Even though it was published in the U.K. in 1996, Wilson's second Bruce Medway West African mystery seems particularly timely: at the start, Medway sits in a bar in the Ivory Coast and reads the latest details of a rebel-led war in neighboring Liberia. Those rebels have something to do with a series of murders, beatings, robberies and other assorted acts of mayhem that dog the resilient, alcohol-soaked Englishman as he tries to stay alive. "I do jobs for people who don't want to do the jobs themselves," Medway explains to a very large porno dealer, Fat Paul, who hires him to deliver a video and soon becomes one of the many violated corpses in Bruce's wake.
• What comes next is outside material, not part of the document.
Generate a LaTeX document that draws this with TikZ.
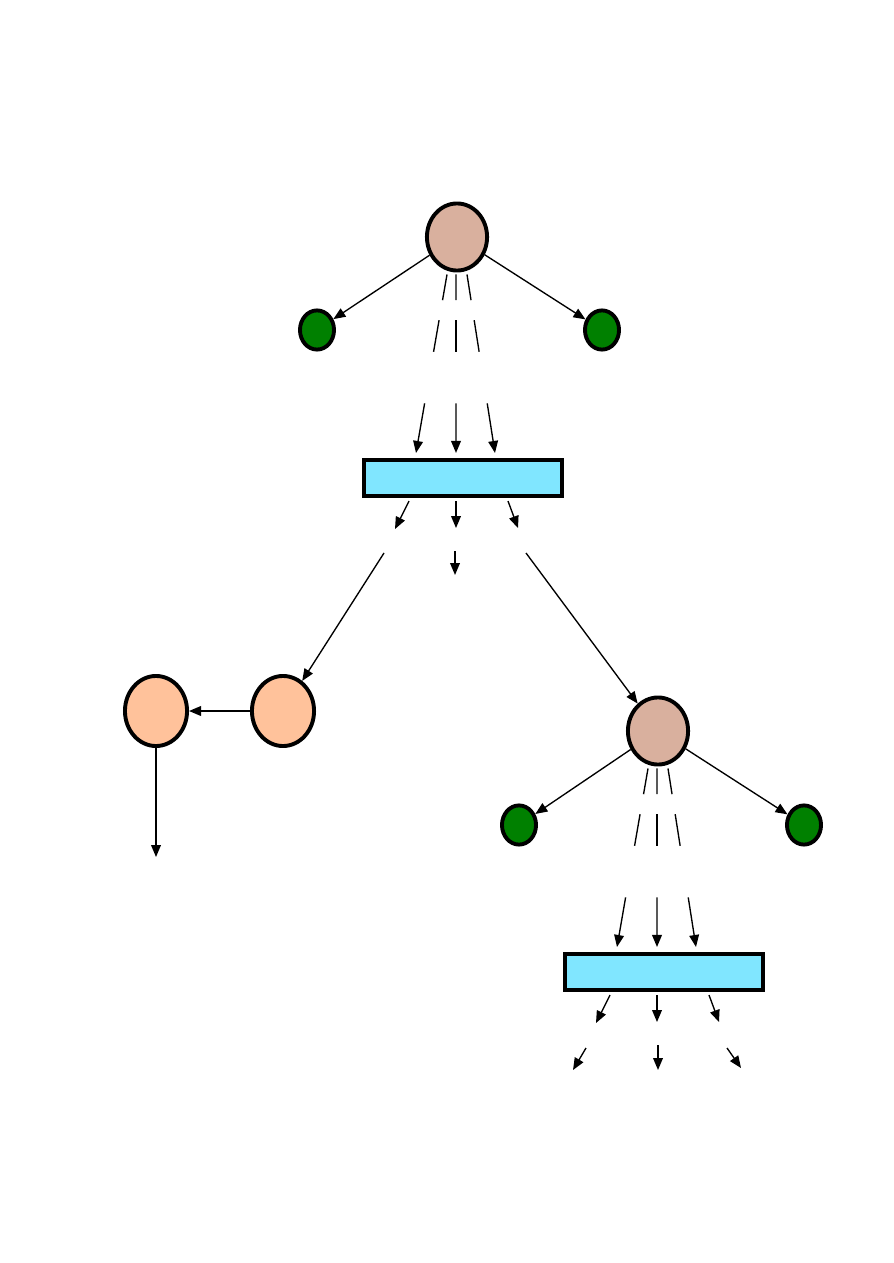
\documentclass[tikz,border=0pt]{standalone}
\usepackage{tikz}
\usetikzlibrary{arrows.meta, shapes.geometric, calc}

\definecolor{tanfill}{RGB}{217,176,158}
\definecolor{leafgreen}{RGB}{0,128,0}
\definecolor{peachfill}{RGB}{255,194,155}
\definecolor{skyfill}{RGB}{128,230,255}

\tikzset{
    bigball/.style={ellipse, draw, line width=2.6pt, fill=tanfill, inner sep=0pt,
        minimum width=40.1pt, minimum height=44.7pt},
    leaf/.style={ellipse, draw, line width=2.6pt, fill=leafgreen, inner sep=0pt,
        minimum width=22.7pt, minimum height=26.1pt},
    peachball/.style={ellipse, draw, line width=2.6pt, fill=peachfill, inner sep=0pt,
        minimum width=41.4pt, minimum height=46.7pt},
    bar/.style={rectangle, draw, line width=2.6pt, fill=skyfill, inner sep=0pt,
        minimum width=132.1pt, minimum height=24.1pt},
    link/.style={line width=0.9pt},
    arr/.style={link, -{Triangle[length=8pt, width=6.5pt]}}
}

\begin{document}
\begin{tikzpicture}[x=0.6666pt, y=-0.6666pt]
    \useasboundingbox (0,0) rectangle (893,1263);

    % Upper group
    \node[bigball] (t1) at (457,237) {};
    \node[leaf] (g1) at (317,330) {};
    \node[leaf] (g2) at (602,330) {};
    \node[bar] (r1) at (463,478) {};
    \draw[arr] (t1) -- (g1);
    \draw[arr] (t1) -- (g2);

    % Lower group
    \node[bigball] (t2) at (658,731) {};
    \node[leaf] (g3) at (519,825) {};
    \node[leaf] (g4) at (804,825) {};
    \node[bar] (r2) at (664,972) {};
    \draw[arr] (t2) -- (g3);
    \draw[arr] (t2) -- (g4);

    % Left pair
    \node[peachball] (o2) at (283,711) {};
    \node[peachball] (o1) at (156,711) {};
    \coordinate (o1end) at (156,857);
    \draw[arr] (o2) -- (o1);
    \draw[arr] (o1) -- (o1end);

    % Broken lines from ball to bar
    \foreach \src/\dst in {t1/r1, t2/r2} {
        \foreach \a/\b in {-10/-47, -1/-7, 10/32} {
            \coordinate (s) at ($(\src.south)+(\a,2)$);
            \coordinate (e) at ($(\dst.north)+(\b,-5)$);
            \draw[link] (s) -- ($(s)!0.144!(e)$);
            \draw[link] ($(s)!0.256!(e)$) -- ($(s)!0.433!(e)$);
            \draw[arr] ($(s)!0.722!(e)$) -- (e);
        }
    }

    % Short arrows under the bars
    \foreach \dst in {r1, r2} {
        \draw[arr] ($(\dst.south)+(-54,3)$) -- ++(-14,28);
        \draw[arr] ($(\dst.south)+(-7,3)$) -- ++(0,27);
        \draw[arr] ($(\dst.south)+(45,3)$) -- ++(10,27);
    }

    % Second row under the upper bar
    \coordinate (r1mid) at (455,551);
    \coordinate (r1left) at (384,553);
    \coordinate (r1right) at (526,553);
    \draw[arr] (r1mid) -- ++(0,24);
    \draw[arr] (r1left) -- (o2);
    \draw[arr] (r1right) -- (t2);

    % Second row under the lower bar
    \coordinate (r2left) at (586,1048);
    \coordinate (r2mid) at (658,1045);
    \coordinate (r2right) at (727,1048);
    \draw[arr] (r2left) -- ++(-13,22);
    \draw[arr] (r2mid) -- ++(0,25);
    \draw[arr] (r2right) -- ++(14,20);
\end{tikzpicture}
\end{document}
Best known for his Gold Dagger-winning A Small Death in Lisbon, Wilson writes concisely but poetically about a callously brutal side of African life that might shock readers lulled by the sweetness of Alexander McCall Smith's stories about Botswana. But Medway's bloody misadventures, as he tries to protect a pampered diamond dealer from having his stones and his body parts ripped off by corrupt police and other villains, ring with a dark, sad credibility of their own. And Wilson also pulls off the surprising feat of making us see just what it is about life in West Africa that keeps Medway from giving it up to return to England or to follow his lost lover to Berlin.
Copyright 2003 Reed Business Information, Inc.

Booklist

In the second Bruce Medway book, after Instruments of Darkness (2003), the boozing big guy is broke, bored, and killing time in Ivory Coast, awaiting an errand from the millionaire who holds his marker. There's civil war in neighboring Liberia, and locally someone is killing people and gutting them with metal claws. Before you can say "the plot thickens," Medway has three jobs: delivering a mysterious videotape, baby-sitting a young diamond trader, and checking up on a missing plantation manager. That everything is related won't come as a surprise, although the manner in which things come together is nearly impossible to predict (mystery lovers lacking stellar powers of concentration may find themselves paging back from time to time to sort it all out). Wilson has chosen a natural setting for his very dark noir and peopled it well, with weary heroes, damaged dames, and slimy lowlifes who employ an excellent hard-boiled parlance. Unfortunately, there's so much of everything--plot, characters, twists, death, and gore--these gifts become a little bit of a burden. Keir Graff
Copyright © American Library Association. All rights reserved

Book Description

In this second novel of the Bruce Medway series, our hero, a go-between and "fixer" for traders in steamy West Africa, smells trouble when a porn merchant asks him to deliver a video at a secret location. Things look up, though, when he's hired to act as minder to Ron Collins, a spoiled playboy looking for diamonds in the Ivory Coast. Medway thinks this could be the answer to his cashflow crisis. But when the video delivery leads to a shootout and the discovery of a mutilated body, he wants out. Obligations keep Medway fixed in the Ivory Coast and he is soon caught up in a terrifying cycle of violence. Unless he can get to the bottom of the mystery, Medway knows that for the savage killer out there in the African night, he is the next target.

About the author

Robert Wilson is the author of seven novels, including A Small Death in Lisbon, which won the Gold Dagger Award for Best Crime Novel of 1999 from Britain's Crime Writers Association. A graduate of Oxford University, he has worked in shipping, advertising, and trading in Africa, and has lived in Greece and West Africa. He currently lives in Portugal and Oxford, England.